'''

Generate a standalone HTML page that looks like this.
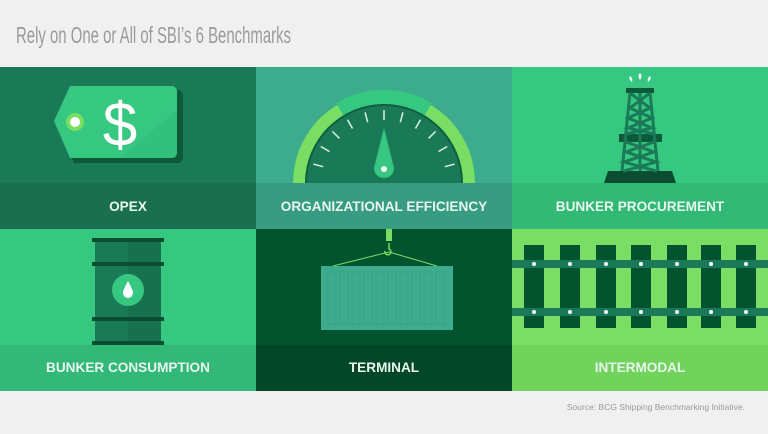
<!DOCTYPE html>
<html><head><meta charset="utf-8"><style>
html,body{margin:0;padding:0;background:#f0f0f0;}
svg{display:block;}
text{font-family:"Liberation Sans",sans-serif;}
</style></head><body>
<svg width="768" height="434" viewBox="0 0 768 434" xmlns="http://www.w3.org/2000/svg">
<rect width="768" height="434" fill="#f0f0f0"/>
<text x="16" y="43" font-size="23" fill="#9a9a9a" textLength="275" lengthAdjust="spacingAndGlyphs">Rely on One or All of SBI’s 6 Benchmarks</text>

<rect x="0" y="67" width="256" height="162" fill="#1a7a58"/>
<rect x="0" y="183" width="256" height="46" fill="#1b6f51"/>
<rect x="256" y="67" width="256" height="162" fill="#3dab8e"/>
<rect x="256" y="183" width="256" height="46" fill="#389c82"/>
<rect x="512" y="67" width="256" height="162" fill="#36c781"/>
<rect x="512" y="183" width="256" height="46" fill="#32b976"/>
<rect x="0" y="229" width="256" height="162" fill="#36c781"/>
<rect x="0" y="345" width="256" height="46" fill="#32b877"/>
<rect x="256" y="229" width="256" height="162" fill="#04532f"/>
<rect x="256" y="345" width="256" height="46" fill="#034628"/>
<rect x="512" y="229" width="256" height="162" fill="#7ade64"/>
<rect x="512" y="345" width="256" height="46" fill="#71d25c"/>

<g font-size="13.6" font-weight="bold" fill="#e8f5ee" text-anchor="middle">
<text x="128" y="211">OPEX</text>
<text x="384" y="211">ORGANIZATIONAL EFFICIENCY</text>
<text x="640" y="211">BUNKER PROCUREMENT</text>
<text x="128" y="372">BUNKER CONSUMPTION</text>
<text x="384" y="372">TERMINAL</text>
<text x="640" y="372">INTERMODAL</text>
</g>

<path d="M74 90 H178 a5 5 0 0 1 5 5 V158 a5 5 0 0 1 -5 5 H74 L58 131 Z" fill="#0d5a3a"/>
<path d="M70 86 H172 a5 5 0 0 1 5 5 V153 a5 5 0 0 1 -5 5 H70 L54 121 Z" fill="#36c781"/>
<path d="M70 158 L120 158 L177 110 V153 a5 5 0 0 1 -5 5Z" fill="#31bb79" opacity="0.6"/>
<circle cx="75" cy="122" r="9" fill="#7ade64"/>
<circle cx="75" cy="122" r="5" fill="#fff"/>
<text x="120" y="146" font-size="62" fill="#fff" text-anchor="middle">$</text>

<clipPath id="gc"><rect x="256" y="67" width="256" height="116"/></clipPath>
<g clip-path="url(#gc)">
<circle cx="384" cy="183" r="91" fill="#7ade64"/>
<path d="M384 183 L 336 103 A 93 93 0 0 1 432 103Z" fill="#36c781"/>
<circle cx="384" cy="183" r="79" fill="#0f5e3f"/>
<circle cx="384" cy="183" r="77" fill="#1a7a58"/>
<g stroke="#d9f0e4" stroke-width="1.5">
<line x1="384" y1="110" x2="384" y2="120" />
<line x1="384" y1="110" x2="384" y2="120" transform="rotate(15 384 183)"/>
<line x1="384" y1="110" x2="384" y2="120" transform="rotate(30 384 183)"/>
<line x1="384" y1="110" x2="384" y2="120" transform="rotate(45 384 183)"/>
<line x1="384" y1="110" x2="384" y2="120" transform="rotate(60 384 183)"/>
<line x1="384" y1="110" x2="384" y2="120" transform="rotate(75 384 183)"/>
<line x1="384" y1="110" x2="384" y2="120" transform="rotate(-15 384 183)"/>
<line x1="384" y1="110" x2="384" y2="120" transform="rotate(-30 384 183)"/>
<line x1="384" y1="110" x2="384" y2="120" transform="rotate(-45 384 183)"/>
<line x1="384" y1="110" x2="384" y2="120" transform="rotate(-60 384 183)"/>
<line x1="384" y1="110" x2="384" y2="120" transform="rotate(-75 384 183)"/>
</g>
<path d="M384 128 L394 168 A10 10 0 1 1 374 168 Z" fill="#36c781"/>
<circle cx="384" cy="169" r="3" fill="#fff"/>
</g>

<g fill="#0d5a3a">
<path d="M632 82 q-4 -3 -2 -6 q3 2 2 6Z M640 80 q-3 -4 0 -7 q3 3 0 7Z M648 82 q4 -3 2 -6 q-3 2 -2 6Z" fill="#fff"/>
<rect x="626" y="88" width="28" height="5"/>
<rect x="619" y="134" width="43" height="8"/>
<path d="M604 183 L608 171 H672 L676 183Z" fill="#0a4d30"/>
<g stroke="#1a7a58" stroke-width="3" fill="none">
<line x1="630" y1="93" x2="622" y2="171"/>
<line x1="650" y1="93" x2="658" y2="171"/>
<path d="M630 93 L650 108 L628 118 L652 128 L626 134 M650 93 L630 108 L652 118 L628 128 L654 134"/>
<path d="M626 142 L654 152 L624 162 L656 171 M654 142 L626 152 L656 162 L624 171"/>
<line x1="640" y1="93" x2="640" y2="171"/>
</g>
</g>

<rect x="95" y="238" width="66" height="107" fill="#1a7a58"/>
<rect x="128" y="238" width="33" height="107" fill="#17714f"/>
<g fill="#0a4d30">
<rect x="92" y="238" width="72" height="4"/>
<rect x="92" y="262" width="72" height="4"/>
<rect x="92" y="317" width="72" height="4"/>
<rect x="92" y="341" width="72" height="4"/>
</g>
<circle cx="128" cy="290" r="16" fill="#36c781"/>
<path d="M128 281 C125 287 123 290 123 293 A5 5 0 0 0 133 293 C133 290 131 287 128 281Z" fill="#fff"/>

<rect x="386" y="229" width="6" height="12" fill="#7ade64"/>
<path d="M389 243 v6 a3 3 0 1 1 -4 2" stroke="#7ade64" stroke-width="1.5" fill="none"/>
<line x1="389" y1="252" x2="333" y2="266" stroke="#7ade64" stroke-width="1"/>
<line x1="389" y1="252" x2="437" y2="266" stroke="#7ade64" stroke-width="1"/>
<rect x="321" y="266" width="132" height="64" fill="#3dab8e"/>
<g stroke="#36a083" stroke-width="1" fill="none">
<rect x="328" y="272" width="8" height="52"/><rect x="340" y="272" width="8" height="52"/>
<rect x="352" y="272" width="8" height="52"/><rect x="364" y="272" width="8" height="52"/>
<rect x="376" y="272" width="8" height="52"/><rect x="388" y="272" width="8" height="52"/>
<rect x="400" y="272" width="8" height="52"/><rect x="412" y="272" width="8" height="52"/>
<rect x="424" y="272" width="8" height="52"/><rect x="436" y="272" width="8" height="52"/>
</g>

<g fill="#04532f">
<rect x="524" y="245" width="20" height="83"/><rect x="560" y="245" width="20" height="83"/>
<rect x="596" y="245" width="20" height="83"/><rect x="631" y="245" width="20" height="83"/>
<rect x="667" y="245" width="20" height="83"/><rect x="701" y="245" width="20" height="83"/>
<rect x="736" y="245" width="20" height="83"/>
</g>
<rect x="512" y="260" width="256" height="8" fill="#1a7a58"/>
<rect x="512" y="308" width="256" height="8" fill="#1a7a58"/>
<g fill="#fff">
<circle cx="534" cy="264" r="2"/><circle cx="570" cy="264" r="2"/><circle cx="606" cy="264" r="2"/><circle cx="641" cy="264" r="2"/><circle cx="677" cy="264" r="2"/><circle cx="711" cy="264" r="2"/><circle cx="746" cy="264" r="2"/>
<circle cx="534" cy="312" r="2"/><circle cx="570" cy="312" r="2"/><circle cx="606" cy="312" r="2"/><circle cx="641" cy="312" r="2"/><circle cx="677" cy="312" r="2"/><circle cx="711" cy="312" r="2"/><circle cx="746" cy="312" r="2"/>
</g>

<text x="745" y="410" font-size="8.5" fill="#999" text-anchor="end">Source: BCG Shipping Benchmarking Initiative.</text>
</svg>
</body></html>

'''
'''

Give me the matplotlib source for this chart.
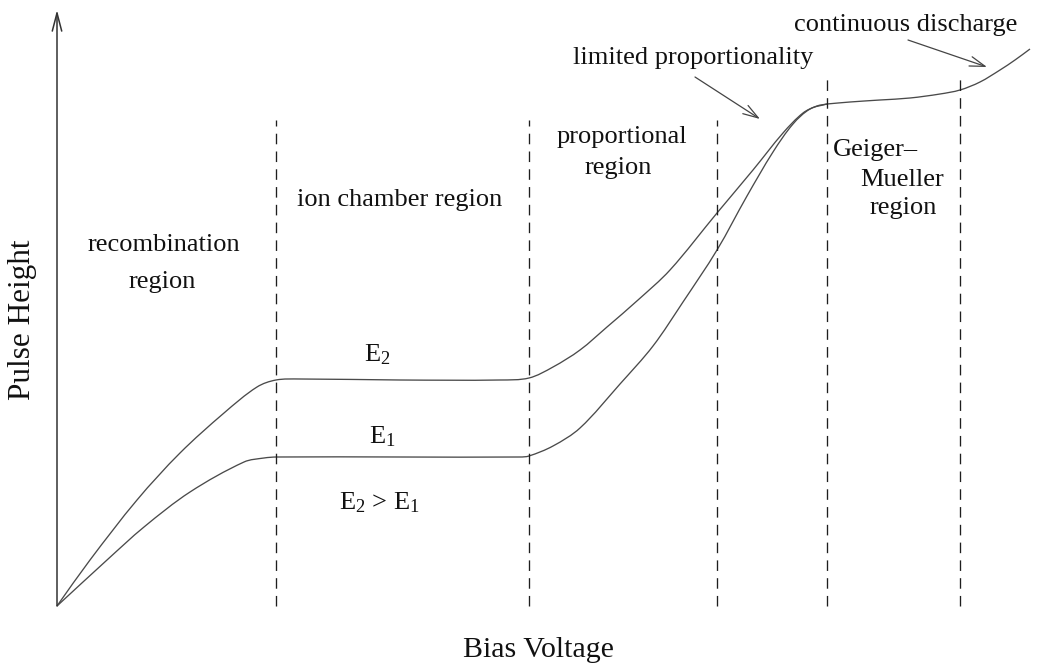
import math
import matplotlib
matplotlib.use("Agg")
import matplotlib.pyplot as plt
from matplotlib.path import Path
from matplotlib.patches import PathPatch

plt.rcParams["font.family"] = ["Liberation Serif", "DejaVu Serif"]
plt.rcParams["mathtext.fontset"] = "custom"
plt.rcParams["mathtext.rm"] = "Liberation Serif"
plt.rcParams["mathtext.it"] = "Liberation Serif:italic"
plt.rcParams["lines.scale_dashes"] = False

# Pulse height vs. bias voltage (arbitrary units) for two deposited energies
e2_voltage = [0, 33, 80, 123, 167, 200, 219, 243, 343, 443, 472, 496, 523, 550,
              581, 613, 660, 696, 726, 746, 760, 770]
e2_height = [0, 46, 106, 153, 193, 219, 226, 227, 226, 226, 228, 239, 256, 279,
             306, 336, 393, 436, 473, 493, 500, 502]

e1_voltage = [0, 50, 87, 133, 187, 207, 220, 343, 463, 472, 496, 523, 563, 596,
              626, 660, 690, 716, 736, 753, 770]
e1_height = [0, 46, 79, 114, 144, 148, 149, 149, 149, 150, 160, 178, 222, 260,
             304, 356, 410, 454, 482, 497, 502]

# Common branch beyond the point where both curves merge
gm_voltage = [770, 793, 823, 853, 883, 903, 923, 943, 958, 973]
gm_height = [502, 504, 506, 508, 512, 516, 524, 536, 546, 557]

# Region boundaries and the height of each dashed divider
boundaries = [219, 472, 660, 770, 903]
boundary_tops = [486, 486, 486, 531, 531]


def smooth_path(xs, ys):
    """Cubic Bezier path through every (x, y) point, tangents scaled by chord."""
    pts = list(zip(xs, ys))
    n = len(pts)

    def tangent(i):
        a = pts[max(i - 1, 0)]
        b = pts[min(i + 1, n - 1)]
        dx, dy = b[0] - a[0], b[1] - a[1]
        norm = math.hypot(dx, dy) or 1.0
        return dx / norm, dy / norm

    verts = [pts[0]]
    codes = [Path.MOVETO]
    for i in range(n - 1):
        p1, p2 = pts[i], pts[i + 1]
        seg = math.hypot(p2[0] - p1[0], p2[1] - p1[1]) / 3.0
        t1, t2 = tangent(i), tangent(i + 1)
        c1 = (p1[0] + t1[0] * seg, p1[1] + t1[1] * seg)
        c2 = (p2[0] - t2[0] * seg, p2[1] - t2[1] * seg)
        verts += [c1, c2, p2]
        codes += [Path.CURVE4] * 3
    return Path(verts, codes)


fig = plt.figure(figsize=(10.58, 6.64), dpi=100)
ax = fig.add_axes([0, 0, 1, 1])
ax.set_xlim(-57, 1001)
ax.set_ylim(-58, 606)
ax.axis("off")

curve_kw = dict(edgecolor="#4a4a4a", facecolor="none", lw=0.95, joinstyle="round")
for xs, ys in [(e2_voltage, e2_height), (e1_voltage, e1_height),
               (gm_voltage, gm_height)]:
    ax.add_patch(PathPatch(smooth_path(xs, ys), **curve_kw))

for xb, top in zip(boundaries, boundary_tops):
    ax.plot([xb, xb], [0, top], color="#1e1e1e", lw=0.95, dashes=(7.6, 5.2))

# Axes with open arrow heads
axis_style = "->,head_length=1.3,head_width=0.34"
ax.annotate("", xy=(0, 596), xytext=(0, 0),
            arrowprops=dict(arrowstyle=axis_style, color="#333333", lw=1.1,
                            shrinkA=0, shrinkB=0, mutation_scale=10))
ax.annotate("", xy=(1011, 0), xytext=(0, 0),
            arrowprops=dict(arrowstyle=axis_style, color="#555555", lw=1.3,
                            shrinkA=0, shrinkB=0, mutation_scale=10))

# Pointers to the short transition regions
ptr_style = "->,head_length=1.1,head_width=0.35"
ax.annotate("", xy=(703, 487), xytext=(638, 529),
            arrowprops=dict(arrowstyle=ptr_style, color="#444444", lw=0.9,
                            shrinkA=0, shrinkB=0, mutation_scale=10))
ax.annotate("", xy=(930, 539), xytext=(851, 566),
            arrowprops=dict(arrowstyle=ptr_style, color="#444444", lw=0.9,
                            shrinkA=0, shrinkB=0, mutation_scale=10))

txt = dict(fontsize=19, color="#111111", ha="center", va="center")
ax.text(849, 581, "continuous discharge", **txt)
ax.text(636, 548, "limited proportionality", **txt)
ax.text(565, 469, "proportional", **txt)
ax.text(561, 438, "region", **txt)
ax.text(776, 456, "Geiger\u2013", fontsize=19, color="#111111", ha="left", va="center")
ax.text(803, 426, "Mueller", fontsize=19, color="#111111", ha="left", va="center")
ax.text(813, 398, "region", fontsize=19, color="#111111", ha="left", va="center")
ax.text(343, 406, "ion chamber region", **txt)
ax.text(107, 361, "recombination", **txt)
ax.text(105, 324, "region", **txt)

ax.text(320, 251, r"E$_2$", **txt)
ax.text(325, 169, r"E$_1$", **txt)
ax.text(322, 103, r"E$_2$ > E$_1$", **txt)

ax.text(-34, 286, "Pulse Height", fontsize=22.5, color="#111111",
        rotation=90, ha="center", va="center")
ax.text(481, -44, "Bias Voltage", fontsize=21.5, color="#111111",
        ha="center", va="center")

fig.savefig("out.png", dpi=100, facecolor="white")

'''
'''

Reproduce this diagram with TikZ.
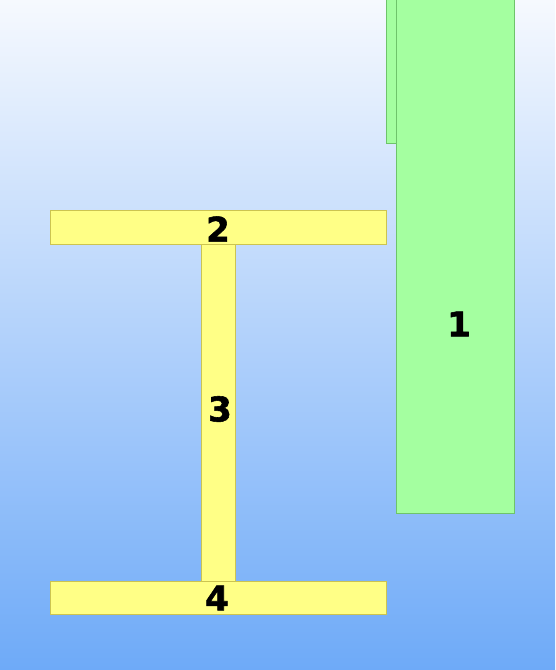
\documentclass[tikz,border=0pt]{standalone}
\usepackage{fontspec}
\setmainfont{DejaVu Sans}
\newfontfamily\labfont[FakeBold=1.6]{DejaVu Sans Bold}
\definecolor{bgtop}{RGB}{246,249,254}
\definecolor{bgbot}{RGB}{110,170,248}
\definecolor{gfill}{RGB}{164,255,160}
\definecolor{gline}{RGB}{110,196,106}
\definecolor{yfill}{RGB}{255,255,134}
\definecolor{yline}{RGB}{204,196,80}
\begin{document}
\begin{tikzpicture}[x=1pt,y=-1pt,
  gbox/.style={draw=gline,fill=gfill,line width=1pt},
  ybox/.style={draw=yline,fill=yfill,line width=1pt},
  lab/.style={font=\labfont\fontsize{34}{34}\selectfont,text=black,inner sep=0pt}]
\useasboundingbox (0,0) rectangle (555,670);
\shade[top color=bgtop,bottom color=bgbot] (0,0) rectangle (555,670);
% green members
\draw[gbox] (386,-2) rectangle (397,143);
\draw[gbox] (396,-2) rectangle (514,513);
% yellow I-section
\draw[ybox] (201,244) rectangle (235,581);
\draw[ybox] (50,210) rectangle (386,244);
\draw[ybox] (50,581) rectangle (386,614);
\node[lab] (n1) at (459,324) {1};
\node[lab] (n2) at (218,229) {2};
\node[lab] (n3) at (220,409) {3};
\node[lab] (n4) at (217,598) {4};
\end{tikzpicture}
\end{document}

'''

> _Short problem_:
Above are some records. Report the number of their lines that include "standalone", and add nothing else.

> _The answer_:
2